Mit dem jahrelangen und erfolglosen Versuch, einen europäischen Verteilungsschlüssel für Flüchtlinge zu entwickeln, habe man sich aber "in eine Sackgasse manövriert", so Kickl. Von den insgesamt bisher sieben Dossiers, die auf EU-Ebene bisher diskutiert wurden, sind fünf bereits vom Tisch. Übrig ist nur die Reform des Dublin-Systems und der Versuch, die Asylverfahren europaweit zu vereinheitlichen. Beides aber wurde am Donnerstag von den EU-Innenministern auf die lange Bank geschoben, wie hinter vorgehaltener Hand zu erfahren war.

"Flüchtlingskrise hinter uns"

Wichtig sei freilich beides, und seitens der Kommission wolle man die Mitgliedsstaaten auch weiter zu einer raschen Einigung in beiden Fragen drängen, so Avramopoulos. Gerade weil man aber "in einer Sackgasse" stecke, sei es unumgänglich, dass der Außengrenzschutz erste Priorität genieße, erklärte Kickl.

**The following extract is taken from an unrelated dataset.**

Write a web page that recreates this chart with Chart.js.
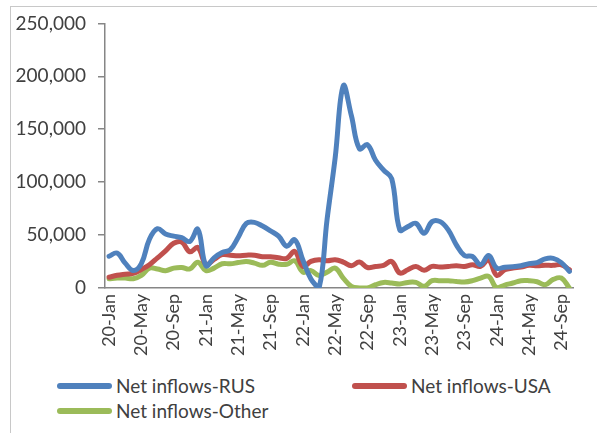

Wenn das Ziel erreicht sei, dass weniger Geflüchtete nach Europa kommen, stünden die Chancen, sich auf eine Dublin-Reform und ein einheitliches EU-Asylverfahren zu einigen, deutlich besser, so offenbar die Hoffnung von Kickl.

Die Antwort des EU-Innenkommissars lässt tief blicken: "Lassen Sie mich eines klarstellen: Wir haben die Flüchtlingskrise hinter uns." Er hoffe weiterhin, dass Österreich "Lösungen bei Dublin" vorantreibe, sagte Avramopoulos deutlich in Richtung des österreichischen Innenministers: "Weisheit und Solidarität werden sich durchsetzen".

Auf die nationalen Maßnahmen an den Grenzen von Deutschland und Österreich, die "Kooperation der Tätigen" wie auch der Wunsch Italiens nach einer Reform der gemeinsamen Militärmissionen im Mittelmeer ging der EU-Innenkommissar nicht ein. Man werde sich weiterhin an internationales und EU-Recht halten und die Genfer Konvention "voll respektieren".